» Instructions for the task
Print all the data, keeping every line exactly as it is.

» Given material
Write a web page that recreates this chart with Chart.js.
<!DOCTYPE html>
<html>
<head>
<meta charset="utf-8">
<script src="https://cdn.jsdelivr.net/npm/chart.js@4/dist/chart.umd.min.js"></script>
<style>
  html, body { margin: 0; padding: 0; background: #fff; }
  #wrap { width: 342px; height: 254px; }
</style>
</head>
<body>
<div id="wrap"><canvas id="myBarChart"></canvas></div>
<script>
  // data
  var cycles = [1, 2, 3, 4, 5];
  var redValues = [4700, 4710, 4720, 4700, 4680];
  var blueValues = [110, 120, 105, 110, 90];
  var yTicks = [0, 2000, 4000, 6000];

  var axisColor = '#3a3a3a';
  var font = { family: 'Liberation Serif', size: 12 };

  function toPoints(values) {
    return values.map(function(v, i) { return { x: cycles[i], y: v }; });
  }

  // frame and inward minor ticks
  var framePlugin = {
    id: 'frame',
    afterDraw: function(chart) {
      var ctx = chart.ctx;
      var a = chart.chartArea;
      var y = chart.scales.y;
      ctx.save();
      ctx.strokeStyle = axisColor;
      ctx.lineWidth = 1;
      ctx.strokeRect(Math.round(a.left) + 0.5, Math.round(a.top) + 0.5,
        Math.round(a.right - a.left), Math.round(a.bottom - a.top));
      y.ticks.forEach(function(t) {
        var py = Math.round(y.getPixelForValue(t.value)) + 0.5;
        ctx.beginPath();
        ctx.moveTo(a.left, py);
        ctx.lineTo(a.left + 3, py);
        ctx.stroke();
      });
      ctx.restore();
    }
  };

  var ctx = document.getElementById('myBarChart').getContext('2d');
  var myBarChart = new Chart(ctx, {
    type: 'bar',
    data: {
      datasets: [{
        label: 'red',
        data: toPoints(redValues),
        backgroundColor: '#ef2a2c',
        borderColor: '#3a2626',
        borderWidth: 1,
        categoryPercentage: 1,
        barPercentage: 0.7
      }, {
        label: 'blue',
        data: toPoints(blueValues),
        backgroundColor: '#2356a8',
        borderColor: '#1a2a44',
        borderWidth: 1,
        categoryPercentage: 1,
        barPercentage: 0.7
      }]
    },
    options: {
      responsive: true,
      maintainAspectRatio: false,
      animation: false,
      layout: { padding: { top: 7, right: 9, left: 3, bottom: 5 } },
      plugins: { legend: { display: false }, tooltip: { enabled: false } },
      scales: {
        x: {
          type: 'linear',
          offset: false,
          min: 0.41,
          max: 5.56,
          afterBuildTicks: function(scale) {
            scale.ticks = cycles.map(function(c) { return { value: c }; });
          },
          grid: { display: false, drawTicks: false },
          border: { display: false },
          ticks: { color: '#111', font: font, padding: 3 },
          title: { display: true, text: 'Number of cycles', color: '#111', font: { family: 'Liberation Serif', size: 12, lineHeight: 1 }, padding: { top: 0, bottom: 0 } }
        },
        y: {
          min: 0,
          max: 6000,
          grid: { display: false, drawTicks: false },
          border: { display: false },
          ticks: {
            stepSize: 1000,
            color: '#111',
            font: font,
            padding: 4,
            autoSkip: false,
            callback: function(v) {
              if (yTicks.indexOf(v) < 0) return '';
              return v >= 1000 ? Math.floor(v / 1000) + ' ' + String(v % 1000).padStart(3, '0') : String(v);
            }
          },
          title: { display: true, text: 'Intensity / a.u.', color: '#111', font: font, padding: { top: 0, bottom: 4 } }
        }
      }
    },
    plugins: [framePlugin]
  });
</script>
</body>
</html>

» Written answer
Write a web page that recreates this chart with Chart.js.
<!DOCTYPE html>
<html>
<head>
<meta charset="utf-8">
<script src="https://cdn.jsdelivr.net/npm/chart.js@4/dist/chart.umd.min.js"></script>
<style>
  html, body { margin: 0; padding: 0; background: #fff; }
  #wrap { width: 342px; height: 254px; }
</style>
</head>
<body>
<div id="wrap"><canvas id="myBarChart"></canvas></div>
<script>
  // data
  var cycles = [1, 2, 3, 4, 5];
  var redValues = [4700, 4710, 4720, 4700, 4680];
  var blueValues = [110, 120, 105, 110, 90];
  var yTicks = [0, 2000, 4000, 6000];

  var axisColor = '#3a3a3a';
  var font = { family: 'Liberation Serif', size: 12 };

  function toPoints(values) {
    return values.map(function(v, i) { return { x: cycles[i], y: v }; });
  }

  // frame and inward minor ticks
  var framePlugin = {
    id: 'frame',
    afterDraw: function(chart) {
      var ctx = chart.ctx;
      var a = chart.chartArea;
      var y = chart.scales.y;
      ctx.save();
      ctx.strokeStyle = axisColor;
      ctx.lineWidth = 1;
      ctx.strokeRect(Math.round(a.left) + 0.5, Math.round(a.top) + 0.5,
        Math.round(a.right - a.left), Math.round(a.bottom - a.top));
      y.ticks.forEach(function(t) {
        var py = Math.round(y.getPixelForValue(t.value)) + 0.5;
        ctx.beginPath();
        ctx.moveTo(a.left, py);
        ctx.lineTo(a.left + 3, py);
        ctx.stroke();
      });
      ctx.restore();
    }
  };

  var ctx = document.getElementById('myBarChart').getContext('2d');
  var myBarChart = new Chart(ctx, {
    type: 'bar',
    data: {
      datasets: [{
        label: 'red',
        data: toPoints(redValues),
        backgroundColor: '#ef2a2c',
        borderColor: '#3a2626',
        borderWidth: 1,
        categoryPercentage: 1,
        barPercentage: 0.7
      }, {
        label: 'blue',
        data: toPoints(blueValues),
        backgroundColor: '#2356a8',
        borderColor: '#1a2a44',
        borderWidth: 1,
        categoryPercentage: 1,
        barPercentage: 0.7
      }]
    },
    options: {
      responsive: true,
      maintainAspectRatio: false,
      animation: false,
      layout: { padding: { top: 7, right: 9, left: 3, bottom: 5 } },
      plugins: { legend: { display: false }, tooltip: { enabled: false } },
      scales: {
        x: {
          type: 'linear',
          offset: false,
          min: 0.41,
          max: 5.56,
          afterBuildTicks: function(scale) {
            scale.ticks = cycles.map(function(c) { return { value: c }; });
          },
          grid: { display: false, drawTicks: false },
          border: { display: false },
          ticks: { color: '#111', font: font, padding: 3 },
          title: { display: true, text: 'Number of cycles', color: '#111', font: { family: 'Liberation Serif', size: 12, lineHeight: 1 }, padding: { top: 0, bottom: 0 } }
        },
        y: {
          min: 0,
          max: 6000,
          grid: { display: false, drawTicks: false },
          border: { display: false },
          ticks: {
            stepSize: 1000,
            color: '#111',
            font: font,
            padding: 4,
            autoSkip: false,
            callback: function(v) {
              if (yTicks.indexOf(v) < 0) return '';
              return v >= 1000 ? Math.floor(v / 1000) + ' ' + String(v % 1000).padStart(3, '0') : String(v);
            }
          },
          title: { display: true, text: 'Intensity / a.u.', color: '#111', font: font, padding: { top: 0, bottom: 4 } }
        }
      }
    },
    plugins: [framePlugin]
  });
</script>
</body>
</html>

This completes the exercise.